(ABC, 6 de enero de 2017)
Allá en “oscura Edad Media” –que diría un analfabeto--, se ocultaban las circunstancias del crimen, por respeto reverencial a los muertos, y se hacía público el castigo, para escarmiento de criminales y enseñanza del pueblo. En nuestra época tan civilizada se oculta el castigo y se publicitan las circunstancias del crimen desde los púlpitos mediáticos. Y así, los crímenes más sórdidos y horrendos, más atroces y ensañados, se convierten en espectáculo grosero, en ruidosa farsa macabra, con sus puntillitas de intriga chabacana, con sus faralaes de especulaciones rocambolescas, con su cenefita de detalles aberrantes o meramente chuscos. Un enjambre de sofistas y cantamañanas –psiquiatras a la violeta, juristas diletantes, criminólogos licenciados por Osuna y otras faunas limítrofes-- destripa las circunstancias del crimen, expone los menudillos más sangrientos, lanza doctrinas absurdas sobre su autoría y evacua declaraciones contra el buen sentido (de buen gusto ni hablamos), hasta crear un batiburrillo de indecencia y curiosidad malsana.
Lo acabamos de comprobar, por enésima vez, con el caso de la desgraciada Diana Quer, cuya desaparición se quiso explicar de las maneras más inverosímiles y malévolas. Así su cuerpo y su alma fueron ultrajados y la paz de su familia desbaratada, mientras el decoro nacional era arrastrado por el fango. Pero todo este sensacionalismo no sería ni siquiera concebible si el pueblo español no hubiese perdido el sentido religioso, o si no se lo hubiesen hecho perder; y, allá donde se pierde el sentido religioso, los muertos (o premuertos, como Diana lo fue durante año y medio) dejan de infundir ese respeto reverencial que acalla las comidillas. Pues, como nos recordaba Dostoievski, si Dios no existe, todo está permitido; y los muertos (o premuertos) se convierten, inevitablemente, en carne fiambre de la que conviene sacar tajada e higadillo, antes de que se la coman los gusanos. Que es lo que hicieron los periódicos convertidos en pasquines, las televisiones convertidas en mentideros, las redes sociales convertidas en vomitorio donde se difundían y exhibían las carnazas más putrefactas.

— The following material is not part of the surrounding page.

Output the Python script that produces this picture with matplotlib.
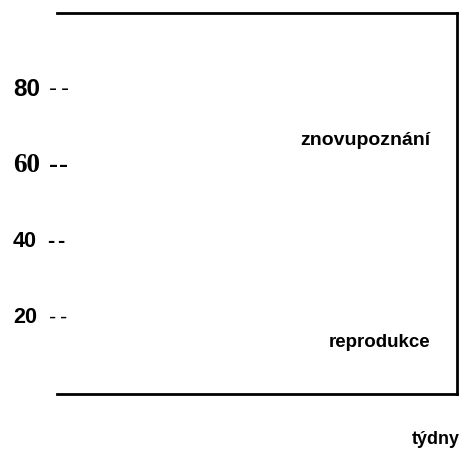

Pero estas carnazas no sólo ultrajan los cuerpos y las almas de muchachas como Diana Quer, no sólo desbaratan la paz de sus familias y arrastran por el fango el decoro nacional. También crean una atmósfera criminal. Pues, alimentándose con esas inmundicias, quienes tienen alguna inclinación hacia lo aberrante o anormal acaban sintiendo fascinación hacia el crimen. A cambio, quienes más tajada sacan son los politiquillos, que pueden encauzar y manipular la “emotividad” de las masas ahítas de carnazas, lo mismo para suscitar vilmente debates “en caliente” (que luego, según convenga, se vuelven a meter en la nevera, como periódicamente hacen con la “prisión permanente revisable”) que para tapar la flagrante incompetencia policial, incluso para presentarla por todo el morro como un rutilante éxito, como acaban de hacer en el caso de Diana Quer. Y es que el crimen, en alas de una publicidad macabra, se convierte en una imagen obsesivamente atractiva para el pueblo, o bien provoca en él un revoltijo de indignación; pasiones ciegas que no hacen sino convertir la sociedad en un manicomio, para provecho del desorden y el engaño en todas sus formas. En cambio, cuando se ocultan las circunstancias del crimen y se publicita el castigo, el pueblo recibe una lección de humanidad y justicia. Pero, puestos a castigar a los criminales, habría que empezar por los sofistas que ocupan púlpitos mediáticos y tribunas politiquillas; así, sofocada la atmósfera que le brinda aliento, el crimen decaería.